> EXERCISE OBJECTIVE: All lines from the top of the records below through the line holding "from matplotlib.ticker import FuncFormatter", and only those, should be printed exactly, minus the pictures.

> SUPPLIED INFORMATION:

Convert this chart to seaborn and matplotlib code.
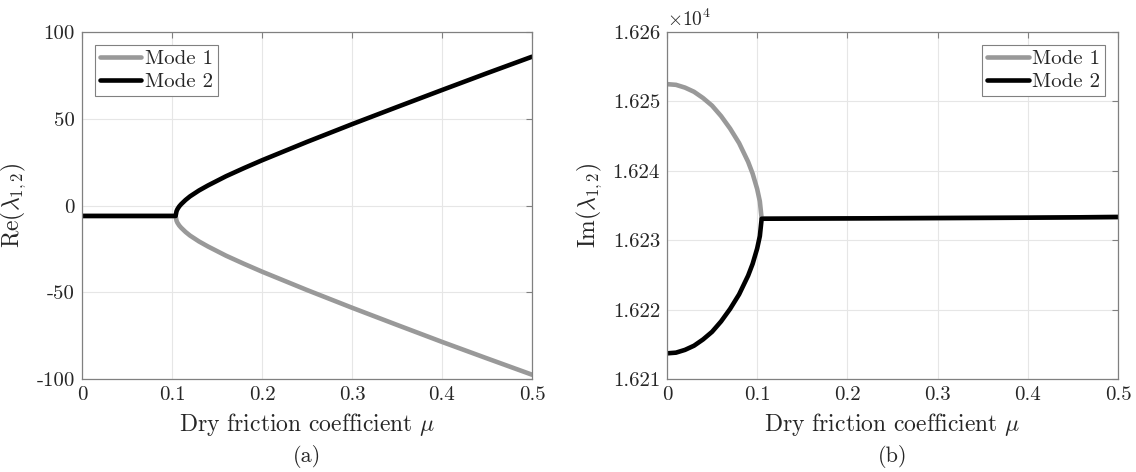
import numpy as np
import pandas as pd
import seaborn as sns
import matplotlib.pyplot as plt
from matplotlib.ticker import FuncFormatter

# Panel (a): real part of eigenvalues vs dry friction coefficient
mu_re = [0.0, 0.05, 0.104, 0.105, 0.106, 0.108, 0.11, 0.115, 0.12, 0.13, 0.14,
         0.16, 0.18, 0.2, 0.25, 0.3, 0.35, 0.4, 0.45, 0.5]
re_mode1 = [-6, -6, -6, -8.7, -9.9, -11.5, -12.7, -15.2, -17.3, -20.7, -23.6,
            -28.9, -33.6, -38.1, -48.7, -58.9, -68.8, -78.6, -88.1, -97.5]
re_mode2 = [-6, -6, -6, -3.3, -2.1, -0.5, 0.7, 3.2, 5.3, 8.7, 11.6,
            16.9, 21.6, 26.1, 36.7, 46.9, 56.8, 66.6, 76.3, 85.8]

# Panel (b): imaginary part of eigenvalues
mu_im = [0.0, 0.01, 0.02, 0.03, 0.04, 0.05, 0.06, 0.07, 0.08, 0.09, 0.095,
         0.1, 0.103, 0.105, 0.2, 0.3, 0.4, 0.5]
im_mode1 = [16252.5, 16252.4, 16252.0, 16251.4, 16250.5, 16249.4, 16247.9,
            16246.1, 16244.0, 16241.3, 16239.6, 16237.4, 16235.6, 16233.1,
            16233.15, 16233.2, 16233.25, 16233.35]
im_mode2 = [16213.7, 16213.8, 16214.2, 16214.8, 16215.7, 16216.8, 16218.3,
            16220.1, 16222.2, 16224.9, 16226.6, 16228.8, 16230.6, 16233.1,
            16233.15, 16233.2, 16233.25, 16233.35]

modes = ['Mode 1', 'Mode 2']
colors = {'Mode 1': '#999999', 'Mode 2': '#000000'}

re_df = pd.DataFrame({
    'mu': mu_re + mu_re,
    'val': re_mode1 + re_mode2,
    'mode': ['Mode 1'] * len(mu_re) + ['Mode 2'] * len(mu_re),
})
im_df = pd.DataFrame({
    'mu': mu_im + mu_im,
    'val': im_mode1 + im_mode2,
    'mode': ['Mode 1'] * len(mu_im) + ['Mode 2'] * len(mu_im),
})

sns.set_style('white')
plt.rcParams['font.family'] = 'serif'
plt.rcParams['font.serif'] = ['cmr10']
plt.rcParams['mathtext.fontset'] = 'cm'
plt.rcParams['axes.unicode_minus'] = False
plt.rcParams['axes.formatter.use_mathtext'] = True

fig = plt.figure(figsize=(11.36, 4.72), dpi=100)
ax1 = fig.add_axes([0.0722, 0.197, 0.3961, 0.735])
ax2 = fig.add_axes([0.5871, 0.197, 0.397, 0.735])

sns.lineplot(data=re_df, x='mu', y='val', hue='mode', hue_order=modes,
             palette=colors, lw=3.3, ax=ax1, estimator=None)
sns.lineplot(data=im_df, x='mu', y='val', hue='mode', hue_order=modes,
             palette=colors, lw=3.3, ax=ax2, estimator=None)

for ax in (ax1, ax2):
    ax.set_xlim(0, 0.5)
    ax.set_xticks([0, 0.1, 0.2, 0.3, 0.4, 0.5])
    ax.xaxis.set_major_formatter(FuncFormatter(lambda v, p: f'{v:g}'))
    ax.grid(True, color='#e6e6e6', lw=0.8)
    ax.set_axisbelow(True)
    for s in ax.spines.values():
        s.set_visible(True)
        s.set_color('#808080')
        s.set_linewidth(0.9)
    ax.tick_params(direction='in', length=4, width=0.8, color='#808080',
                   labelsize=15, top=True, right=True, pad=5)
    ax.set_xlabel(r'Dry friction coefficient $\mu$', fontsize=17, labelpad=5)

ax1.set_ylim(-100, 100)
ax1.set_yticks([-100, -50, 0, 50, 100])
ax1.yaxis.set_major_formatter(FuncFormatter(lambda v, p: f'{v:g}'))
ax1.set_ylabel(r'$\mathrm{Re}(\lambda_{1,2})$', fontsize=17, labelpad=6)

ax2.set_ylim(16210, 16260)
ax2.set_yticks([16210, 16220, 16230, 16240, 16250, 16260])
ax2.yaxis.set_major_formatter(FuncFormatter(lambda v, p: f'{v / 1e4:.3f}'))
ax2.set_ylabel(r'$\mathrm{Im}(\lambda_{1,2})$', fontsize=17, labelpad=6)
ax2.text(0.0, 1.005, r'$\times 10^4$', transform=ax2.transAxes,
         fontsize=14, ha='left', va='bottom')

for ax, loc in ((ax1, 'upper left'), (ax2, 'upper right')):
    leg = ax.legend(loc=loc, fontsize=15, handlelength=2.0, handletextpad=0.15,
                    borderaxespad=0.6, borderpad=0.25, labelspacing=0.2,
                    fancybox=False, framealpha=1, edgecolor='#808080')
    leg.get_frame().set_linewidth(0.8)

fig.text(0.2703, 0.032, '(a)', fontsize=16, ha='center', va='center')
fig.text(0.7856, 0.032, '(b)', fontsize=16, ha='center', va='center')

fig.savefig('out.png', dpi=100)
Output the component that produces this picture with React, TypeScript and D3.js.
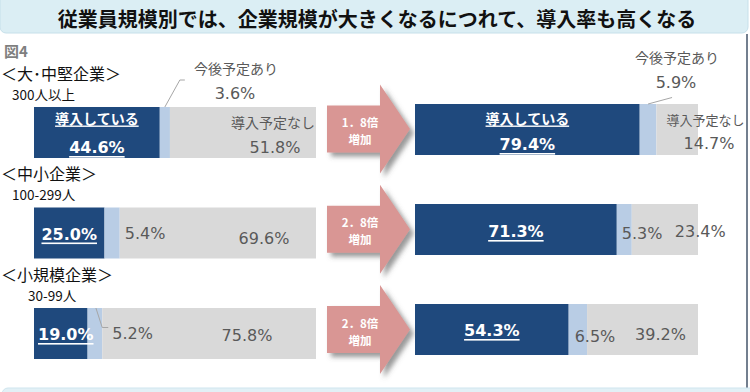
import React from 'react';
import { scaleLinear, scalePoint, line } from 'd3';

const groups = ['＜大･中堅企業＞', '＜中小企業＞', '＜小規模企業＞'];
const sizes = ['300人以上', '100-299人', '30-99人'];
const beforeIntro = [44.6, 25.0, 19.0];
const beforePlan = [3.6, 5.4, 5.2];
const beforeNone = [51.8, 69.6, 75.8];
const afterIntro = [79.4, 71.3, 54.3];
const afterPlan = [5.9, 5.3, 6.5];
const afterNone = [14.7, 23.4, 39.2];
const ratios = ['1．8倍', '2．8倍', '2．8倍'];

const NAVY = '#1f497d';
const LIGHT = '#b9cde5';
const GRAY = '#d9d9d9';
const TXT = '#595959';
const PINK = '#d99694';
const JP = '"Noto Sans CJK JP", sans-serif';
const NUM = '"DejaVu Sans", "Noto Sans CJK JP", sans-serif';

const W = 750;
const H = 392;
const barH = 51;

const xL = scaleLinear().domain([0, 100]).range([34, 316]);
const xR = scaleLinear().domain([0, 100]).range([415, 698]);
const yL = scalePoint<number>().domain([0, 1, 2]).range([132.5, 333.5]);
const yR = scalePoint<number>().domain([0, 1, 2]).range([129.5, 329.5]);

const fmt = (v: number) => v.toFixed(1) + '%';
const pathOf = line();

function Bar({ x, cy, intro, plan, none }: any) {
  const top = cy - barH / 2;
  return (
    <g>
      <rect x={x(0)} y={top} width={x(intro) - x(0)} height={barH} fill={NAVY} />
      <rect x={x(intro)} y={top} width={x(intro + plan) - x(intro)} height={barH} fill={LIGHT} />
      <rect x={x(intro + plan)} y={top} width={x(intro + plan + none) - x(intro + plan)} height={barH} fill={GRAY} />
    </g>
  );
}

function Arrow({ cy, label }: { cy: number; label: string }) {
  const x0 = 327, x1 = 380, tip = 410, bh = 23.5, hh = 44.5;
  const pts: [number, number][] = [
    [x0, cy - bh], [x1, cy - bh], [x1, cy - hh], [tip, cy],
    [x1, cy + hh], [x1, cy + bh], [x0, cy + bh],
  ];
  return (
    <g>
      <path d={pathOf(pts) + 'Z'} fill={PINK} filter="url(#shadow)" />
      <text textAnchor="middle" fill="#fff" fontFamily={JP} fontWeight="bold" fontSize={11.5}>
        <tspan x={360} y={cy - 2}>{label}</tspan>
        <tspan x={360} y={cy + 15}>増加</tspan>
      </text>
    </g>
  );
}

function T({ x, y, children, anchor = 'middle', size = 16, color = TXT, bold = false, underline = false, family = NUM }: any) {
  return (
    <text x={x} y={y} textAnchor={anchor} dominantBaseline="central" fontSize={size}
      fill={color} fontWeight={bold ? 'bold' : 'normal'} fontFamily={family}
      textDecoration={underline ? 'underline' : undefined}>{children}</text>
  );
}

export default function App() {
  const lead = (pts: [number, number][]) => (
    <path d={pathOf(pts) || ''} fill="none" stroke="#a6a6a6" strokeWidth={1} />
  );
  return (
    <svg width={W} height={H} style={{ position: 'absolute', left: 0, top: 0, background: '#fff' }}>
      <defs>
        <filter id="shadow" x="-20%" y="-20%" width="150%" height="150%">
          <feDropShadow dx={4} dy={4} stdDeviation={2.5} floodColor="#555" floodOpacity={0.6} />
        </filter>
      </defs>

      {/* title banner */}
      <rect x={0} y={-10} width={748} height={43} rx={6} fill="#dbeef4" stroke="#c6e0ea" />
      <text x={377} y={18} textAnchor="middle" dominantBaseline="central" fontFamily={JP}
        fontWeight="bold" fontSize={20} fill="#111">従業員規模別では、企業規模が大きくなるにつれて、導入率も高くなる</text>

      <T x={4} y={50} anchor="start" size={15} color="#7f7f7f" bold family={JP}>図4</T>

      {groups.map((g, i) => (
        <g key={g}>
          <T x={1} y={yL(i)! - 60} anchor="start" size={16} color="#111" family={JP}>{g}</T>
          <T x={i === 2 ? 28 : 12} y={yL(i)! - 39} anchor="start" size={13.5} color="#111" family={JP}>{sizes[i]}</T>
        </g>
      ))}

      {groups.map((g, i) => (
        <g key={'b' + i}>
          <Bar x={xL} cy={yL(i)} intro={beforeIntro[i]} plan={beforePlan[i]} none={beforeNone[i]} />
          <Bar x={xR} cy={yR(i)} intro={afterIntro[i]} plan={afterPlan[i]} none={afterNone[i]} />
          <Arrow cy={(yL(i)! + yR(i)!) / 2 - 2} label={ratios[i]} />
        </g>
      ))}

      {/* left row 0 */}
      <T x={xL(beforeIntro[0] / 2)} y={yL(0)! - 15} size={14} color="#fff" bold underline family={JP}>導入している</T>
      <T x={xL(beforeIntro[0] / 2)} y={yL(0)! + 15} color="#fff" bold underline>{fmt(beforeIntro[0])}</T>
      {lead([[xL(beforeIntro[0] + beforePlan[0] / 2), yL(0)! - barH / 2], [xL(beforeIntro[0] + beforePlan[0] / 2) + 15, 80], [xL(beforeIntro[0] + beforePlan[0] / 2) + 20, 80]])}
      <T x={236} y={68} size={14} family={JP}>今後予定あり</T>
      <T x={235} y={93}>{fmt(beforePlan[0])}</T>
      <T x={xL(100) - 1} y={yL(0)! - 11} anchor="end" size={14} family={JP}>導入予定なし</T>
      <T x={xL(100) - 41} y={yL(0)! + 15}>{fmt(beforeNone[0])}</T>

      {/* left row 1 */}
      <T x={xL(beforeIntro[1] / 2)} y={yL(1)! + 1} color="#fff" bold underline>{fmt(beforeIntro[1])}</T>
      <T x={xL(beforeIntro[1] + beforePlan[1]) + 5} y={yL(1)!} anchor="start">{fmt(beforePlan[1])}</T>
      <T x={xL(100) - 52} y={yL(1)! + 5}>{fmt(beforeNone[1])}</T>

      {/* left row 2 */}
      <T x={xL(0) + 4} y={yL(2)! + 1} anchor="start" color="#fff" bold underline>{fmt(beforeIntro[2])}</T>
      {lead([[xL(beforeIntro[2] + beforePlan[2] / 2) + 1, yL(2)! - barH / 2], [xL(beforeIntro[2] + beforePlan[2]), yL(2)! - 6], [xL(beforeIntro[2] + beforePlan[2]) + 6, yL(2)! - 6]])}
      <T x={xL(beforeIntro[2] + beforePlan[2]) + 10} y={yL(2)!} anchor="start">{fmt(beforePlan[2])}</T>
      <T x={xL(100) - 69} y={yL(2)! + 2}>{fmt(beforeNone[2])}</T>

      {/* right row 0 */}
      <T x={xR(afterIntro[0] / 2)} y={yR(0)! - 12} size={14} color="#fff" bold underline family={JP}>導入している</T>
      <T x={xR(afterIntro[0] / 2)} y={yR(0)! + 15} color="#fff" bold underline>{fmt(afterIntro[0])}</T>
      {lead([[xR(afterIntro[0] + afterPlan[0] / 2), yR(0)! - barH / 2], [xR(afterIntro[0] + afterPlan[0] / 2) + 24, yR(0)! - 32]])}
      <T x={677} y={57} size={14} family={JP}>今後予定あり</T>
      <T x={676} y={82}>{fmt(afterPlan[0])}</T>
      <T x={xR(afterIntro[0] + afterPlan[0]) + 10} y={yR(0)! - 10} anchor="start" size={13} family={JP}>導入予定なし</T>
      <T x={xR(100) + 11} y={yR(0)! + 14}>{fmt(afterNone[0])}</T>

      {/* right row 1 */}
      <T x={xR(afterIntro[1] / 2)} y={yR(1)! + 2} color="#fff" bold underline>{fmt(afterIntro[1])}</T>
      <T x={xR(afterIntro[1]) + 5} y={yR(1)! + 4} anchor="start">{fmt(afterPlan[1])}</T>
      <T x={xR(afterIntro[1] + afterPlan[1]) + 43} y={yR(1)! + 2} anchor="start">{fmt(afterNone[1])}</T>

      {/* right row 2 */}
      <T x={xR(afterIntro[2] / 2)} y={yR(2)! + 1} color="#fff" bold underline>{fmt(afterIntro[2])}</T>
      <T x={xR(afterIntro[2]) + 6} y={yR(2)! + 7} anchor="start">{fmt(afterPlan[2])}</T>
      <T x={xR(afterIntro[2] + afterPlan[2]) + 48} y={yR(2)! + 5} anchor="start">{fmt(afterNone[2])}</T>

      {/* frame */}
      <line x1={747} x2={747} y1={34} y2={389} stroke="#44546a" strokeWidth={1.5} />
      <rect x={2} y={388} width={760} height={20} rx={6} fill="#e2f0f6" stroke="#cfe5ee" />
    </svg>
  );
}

> FINAL ANSWER:
Convert this chart to seaborn and matplotlib code.
import numpy as np
import pandas as pd
import seaborn as sns
import matplotlib.pyplot as plt
from matplotlib.ticker import FuncFormatter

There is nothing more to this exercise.